Cap-doffing deference is over, and a good thing too. But all too often it has been replaced by snarling aggression or contempt, by indifference and non-voting (especially among the young, who have learned a hard lesson this week). It’s not something to make a wannabe politician, a realist not a fantasist, take the plunge.

Party activists have always been a mixed blessing – just look at Labour’s Young Turks and Tory Old Farts full of self righteousness right now – though a good MP can manage them with patience, humour and respect. But the savagery of social media makes it so much more arduous. Otherwise normal people hiding behind anonymity can be so unpleasant.

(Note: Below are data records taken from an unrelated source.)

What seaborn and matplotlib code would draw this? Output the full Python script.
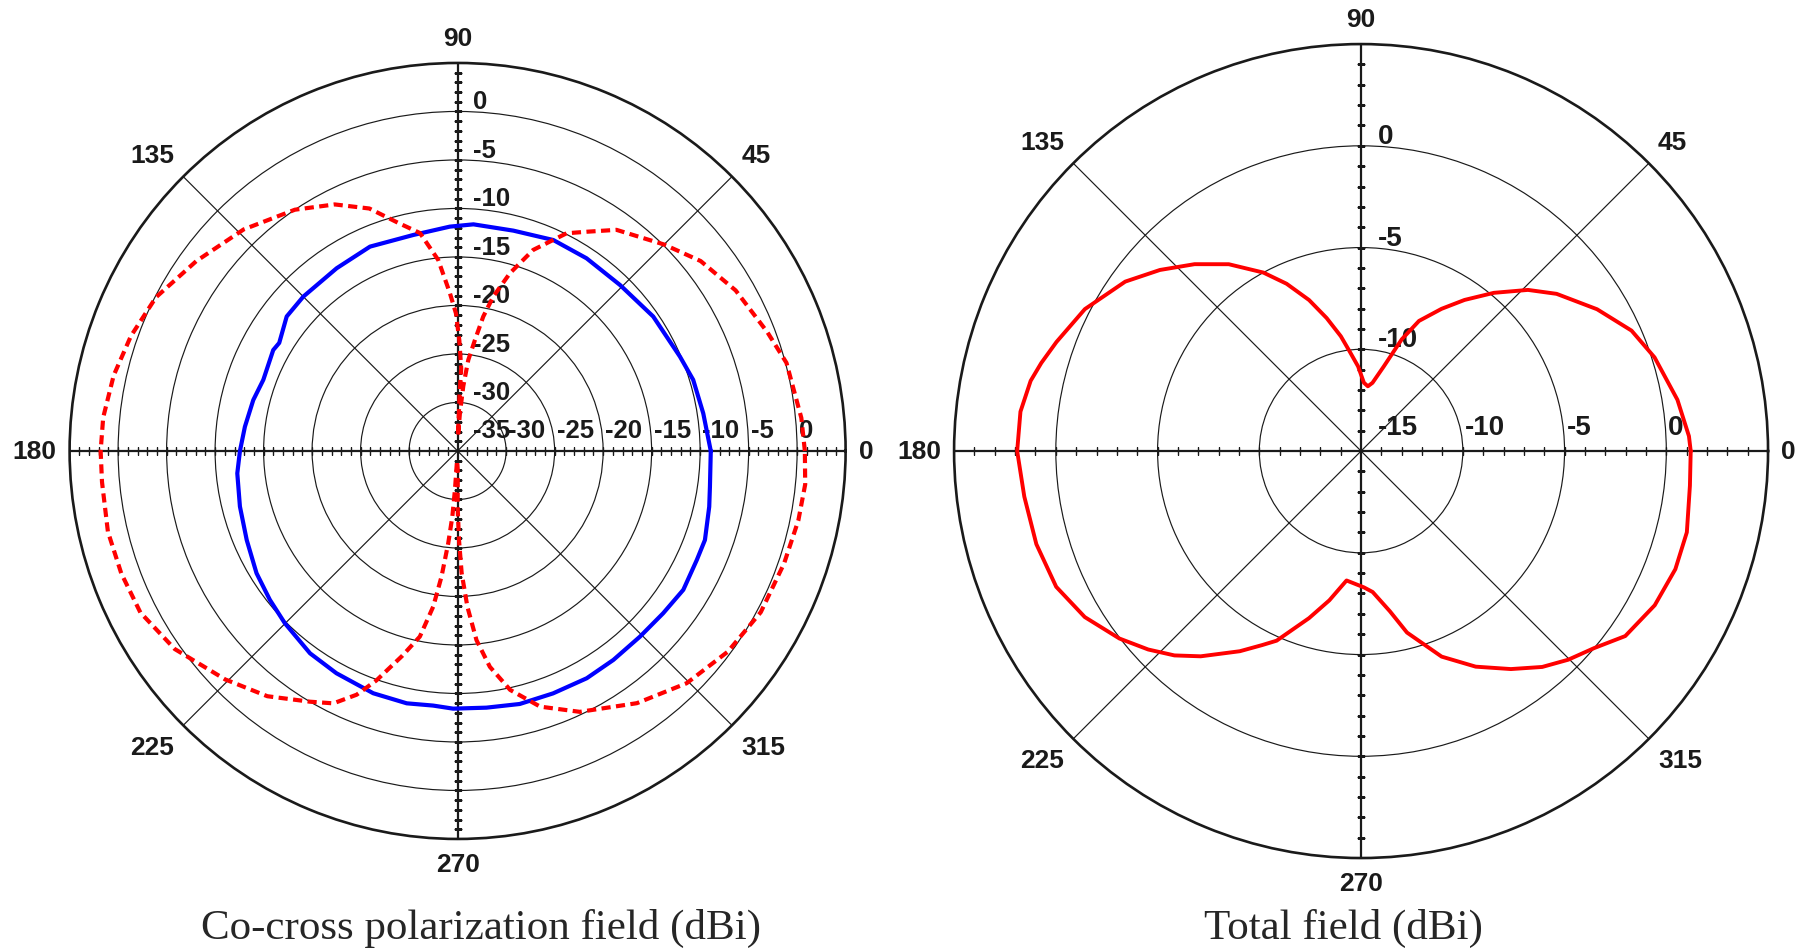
import numpy as np
import matplotlib
matplotlib.use('Agg')
import matplotlib.pyplot as plt
import seaborn as sns

# co-polarization field (blue, solid) - left plot
co_deg = [0, 8.7, 16.8, 23, 34.5, 45.6, 56.2, 65.6, 75.8, 86, 92, 101.6, 113.2, 123.5,
          135, 141.8, 148.8, 151.3, 159.9, 166, 173.5, 180, 185.8, 194.3, 202.9, 211.3,
          218.4, 224.9, 233.9, 241.4, 250.8, 258.6, 264.5, 269, 276.4, 283.8, 291.5,
          299.6, 306.7, 314.5, 321.7, 328.4, 335.5, 340.2, 347.5, 352]
co_db = [-8.9, -9.38, -9.63, -10.1, -10.53, -11.06, -11.1, -11.12, -11.57, -11.58, -11.86,
         -12.27, -12.08, -12.41, -12.5, -12.58, -13.5, -13.33, -13.67, -13.29, -12.93,
         -12.56, -12.17, -11.84, -11.4, -10.74, -10.3, -9.85, -9.18, -8.9, -8.55, -8.46,
         -8.63, -8.43, -8.37, -8.14, -8.14, -8.05, -8.13, -8.17, -8.0, -7.68, -7.9, -7.9,
         -8.43, -8.73]

# cross-polarization field (red, dashed) - left plot
cx_deg = [0, 5.5, 15, 21, 30, 38, 45, 54.3, 59.5, 63.4, 69.4, 73.6, 77, 79.2, 81.1, 83.3,
          85, 86.5, 88.5, 88, 87.5, 89.1, 90.7, 92.8, 95.8, 99.8, 104.6, 110, 116.5, 124,
          134, 144, 153, 160.6, 167.6, 174.6, 180, 185, 193, 200, 207, 215, 224.5, 232.2,
          239.5, 243.8, 247.5, 250.5, 254.8, 258.5, 261.1, 262.7, 264.2, 265.4, 266.1,
          266.5, 270.5, 270, 270.9, 271.9, 273.6, 275.7, 278.5, 282.4, 287.9, 295.1,
          305.4, 314.6, 323.4, 332, 341, 348.5, 354.5]
cx_db = [0.8, 0.6, 0.1, -0.8, -1.9, -3.2, -4.9, -6.93, -8.77, -9.9, -12.86, -15.9, -18.67,
         -20.9, -23.4, -25.55, -28.3, -31.1, -33.5, -29.0, -26.5, -23.6, -20.8, -18.7,
         -15.2, -12.2, -10.7, -8.4, -6.6, -5.0, -3.25, -1.7, -0.1, 0.7, 1.3, 1.7, 1.8,
         1.8, 2.0, 1.9, 1.7, 0.6, -1.4, -3.0, -5.0, -6.0, -7.8, -9.9, -13.07, -15.47,
         -18.76, -21.94, -25.43, -28.2, -31.0, -34.0, -33.0, -29.3, -25.8, -22.4, -18.9,
         -15.4, -12.5, -9.78, -7.3, -5.3, -3.1, -1.37, -0.3, 0.4, 0.6, 0.85, 1.0]

# total field (red, solid) - right plot
tot_deg = [0, 2.6, 9.2, 17.7, 24, 31, 38.8, 44, 50, 55.6, 60.5, 66, 70, 75, 80.5, 84,
           87.6, 92, 96.6, 100, 104.5, 109, 114, 118.7, 125.3, 131.7, 138, 144.3, 152.8,
           160.3, 164.6, 168, 173.4, 180, 187.7, 196, 204, 211, 217.8, 223, 227.6, 232,
           238.8, 243, 246, 252.7, 258, 263.6, 271.2, 274.7, 280.2, 284.2, 291.4, 298,
           304.5, 310, 314.8, 319.8, 325, 332.3, 339.4, 346, 354]
tot_db = [1.2, 1.13, 0.75, 0.14, -0.45, -1.47, -2.67, -3.6, -4.85, -6.0, -6.97, -8.0,
          -9.16, -10.7, -11.6, -11.8, -11.64, -10.84, -10.06, -9.27, -8.25, -7.15, -6.0,
          -5.0, -3.75, -2.7, -1.7, -0.73, 0.26, 0.9, 1.3, 1.6, 1.85, 1.9, 1.7, 1.6, 1.4,
          0.84, 0.03, -0.7, -1.4, -2.2, -3.5, -4.3, -4.8, -6.4, -7.5, -8.6, -8.3, -8.05,
          -7.0, -5.8, -4.15, -3.0, -2.0, -1.15, -0.55, 0.0, 0.85, 1.3, 1.5, 1.5, 1.25]

theta_ticks = [0, 45, 90, 135, 180, 225, 270, 315]
left_rings = [-30, -25, -20, -15, -10, -5, 0]
right_rings = [-10, -5, 0]

sns.set_theme(style='white')
plt.rcParams['font.family'] = ['Liberation Sans', 'DejaVu Sans']

fig = plt.figure(figsize=(18.08, 9.53), dpi=100)
ax1 = fig.add_axes([0.0385, 0.1186, 0.4292, 0.8143], projection='polar')
ax2 = fig.add_axes([0.5277, 0.0986, 0.4502, 0.8541], projection='polar')


def closed(deg, db):
    th = np.deg2rad(np.r_[deg, deg[0] + 360])
    return th, np.r_[db, db[0]]


def style_polar(ax, rmin, rmax, rings, lab_size, hpad, vpad):
    ax.set_ylim(rmin, rmax)
    ax.set_yticks(rings)
    ax.set_yticklabels([])
    ax.set_xticks(np.deg2rad(theta_ticks))
    ax.set_xticklabels([])
    ax.set_xticks(np.deg2rad(np.arange(0, 360, 5)), minor=True)
    ax.tick_params(axis='x', which='both', direction='in', length=4.8, width=0.9, colors='k')
    ax.tick_params(axis='y', length=0)
    ax.grid(True, color='k', lw=0.85)
    for i, g in enumerate(ax.xaxis.get_gridlines()):
        g.set_linewidth(1.6 if i % 2 == 0 else 0.85)
    ax.spines['polar'].set_linewidth(1.9)
    ax.spines['polar'].set_color('k')
    ax.set_axisbelow(True)
    ax.set_facecolor('white')

    # small 1 dB ticks across the main axes
    rt = np.arange(rmin + 1, rmax)
    for th, m in [(0, '|'), (np.pi, '|'), (np.pi / 2, '_'), (3 * np.pi / 2, '_')]:
        ax.plot(np.full(len(rt), th), rt, ls='none', marker=m, ms=5.3, mew=1.0,
                color='k', zorder=1.5)

    # radial labels along 0 and 90 deg
    kw = dict(textcoords='offset pixels', ha='left', va='baseline',
              fontsize=lab_size, fontweight='bold', color='k')
    for v in rings:
        ax.annotate(str(v), xy=(0, v), xytext=(2, hpad), **kw)
        ax.annotate(str(v), xy=(np.pi / 2, v), xytext=(vpad, 3), **kw)
    ax.annotate(str(rmin), xy=(0, rmin), xytext=(vpad, hpad), **kw)

    # angle labels outside the outer circle
    for t in theta_ticks:
        a = np.deg2rad(t)
        c, s = np.cos(a), np.sin(a)
        ha = 'left' if c > 0.1 else ('right' if c < -0.1 else 'center')
        va = 'bottom' if s > 0.1 else ('top' if s < -0.1 else 'center')
        ax.annotate(str(t), xy=(a, rmax), xytext=(13 * c, 13 * s),
                    textcoords='offset pixels', ha=ha, va=va,
                    fontsize=19, fontweight='bold', color='k', annotation_clip=False)


style_polar(ax1, -35, 5, left_rings, 18.5, 14, 15)
style_polar(ax2, -15, 5, right_rings, 20, 17, 17)

th, r = closed(co_deg, co_db)
sns.lineplot(x=th, y=r, ax=ax1, sort=False, estimator=None, color='#0000ff', lw=3.0, zorder=4)
th, r = closed(cx_deg, cx_db)
sns.lineplot(x=th, y=r, ax=ax1, sort=False, estimator=None, color='#ff0000', lw=3.0,
             linestyle=(0, (2.2, 1.3)), zorder=4)
th, r = closed(tot_deg, tot_db)
sns.lineplot(x=th, y=r, ax=ax2, sort=False, estimator=None, color='#ff0000', lw=2.8, zorder=4)

for ax, rmin, rmax in [(ax1, -35, 5), (ax2, -15, 5)]:
    ax.set_ylim(rmin, rmax)
    ax.set_xlabel('')
    ax.set_ylabel('')

fig.text(0.266, 0.026, 'Co-cross polarization field (dBi)', ha='center', va='center',
         fontsize=31, family=['Liberation Serif', 'DejaVu Serif'])
fig.text(0.743, 0.026, 'Total field (dBi)', ha='center', va='center',
         fontsize=31, family=['Liberation Serif', 'DejaVu Serif'])

fig.savefig('out.png', dpi=100)
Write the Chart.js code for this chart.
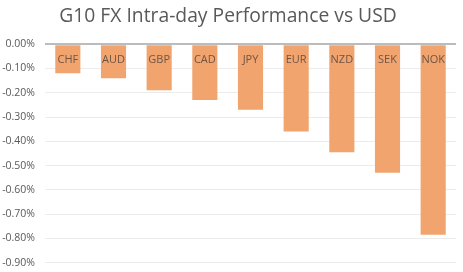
<!DOCTYPE html>
<html>
<head>
<meta charset="utf-8">
<script src="https://cdn.jsdelivr.net/npm/chart.js@4"></script>
<style>
  body { margin: 0; background: #fff; }
</style>
</head>
<body>
<canvas id="canvas" width="463" height="272"></canvas>
<script>
const currencies = ["CHF", "AUD", "GBP", "CAD", "JPY", "EUR", "NZD", "SEK", "NOK"];
const performance = [-0.12, -0.14, -0.19, -0.23, -0.27, -0.36, -0.445, -0.53, -0.785];
const yTicks = [0, -0.1, -0.2, -0.3, -0.4, -0.5, -0.6, -0.7, -0.8, -0.9];

// draw currency names just under the zero line, inside each bar
const barLabels = {
  id: "barLabels",
  afterDatasetsDraw(chart) {
    const ctx = chart.ctx;
    const x = chart.scales.x;
    const y = chart.scales.y;
    ctx.save();
    ctx.font = "11px 'Open Sans', sans-serif";
    ctx.fillStyle = "#6e5544";
    ctx.textAlign = "center";
    ctx.textBaseline = "middle";
    currencies.forEach((c, i) => {
      ctx.fillText(c, x.getPixelForValue(i), y.getPixelForValue(0) + 16);
    });
    ctx.restore();
  }
};

new Chart(document.getElementById("canvas"), {
  type: "bar",
  data: {
    labels: currencies,
    datasets: [{
      data: performance,
      backgroundColor: "#F2A46F",
      barPercentage: 0.55,
      categoryPercentage: 1
    }]
  },
  plugins: [barLabels],
  options: {
    responsive: false,
    animation: false,
    layout: { padding: { left: 0, right: 7, top: 0, bottom: 0 } },
    plugins: {
      legend: { display: false },
      tooltip: { enabled: false },
      title: {
        display: true,
        text: "G10 FX Intra-day Performance vs USD",
        color: "#595959",
        font: { family: "'Open Sans', sans-serif", size: 19.3, weight: "normal" },
        padding: { top: 5, bottom: 16 }
      }
    },
    scales: {
      x: {
        display: false
      },
      y: {
        min: -0.9,
        max: 0,
        afterBuildTicks(axis) {
          axis.ticks = yTicks.map(v => ({ value: v }));
        },
        afterFit(axis) {
          axis.width = 45;
        },
        border: { display: false },
        grid: {
          color: ctx => ctx.tick && ctx.tick.value === 0 ? "#bcbcbc" : "#ececec",
          lineWidth: ctx => ctx.tick && ctx.tick.value === 0 ? 2 : 1,
          drawTicks: true,
          tickLength: 7,
          tickColor: "rgba(0,0,0,0)"
        },
        ticks: {
          autoSkip: false,
          color: "#595959",
          padding: 3,
          font: { family: "'Open Sans', sans-serif", size: 10.5 },
          callback: v => v.toFixed(2) + "%"
        }
      }
    }
  }
});
</script>
</body>
</html>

Last, but far from least are the media. Facing commercial pressures and vast online rivals like Google and Facebook, much of the press have lost staff, lost confidence and self belief to become parodies or shadows of their old selves. One way or another, we are all guilty. Only in beating up the easy targets that are elected politicians have we not abandoned the habits of the old press lords who beat up on Stanley Baldwin and Ramsay MacDonald in the 20s and 30s.

Newspapers rarely beat up business tycoons and other sharks who have lawyers and deep pockets. And there was timid silence over Jimmy Savile.

But politicians are always fair game. Sometime fairly so too, though often not. William Hague, a decent and clever man, was finally old enough to be a useful public servant when he was hounded out by nasty baseless press insinuation. A brazen rascal like Boris – sacked twice for lying – gets away with it.

If he’s finally caught out this time, we’ll all pay for that too.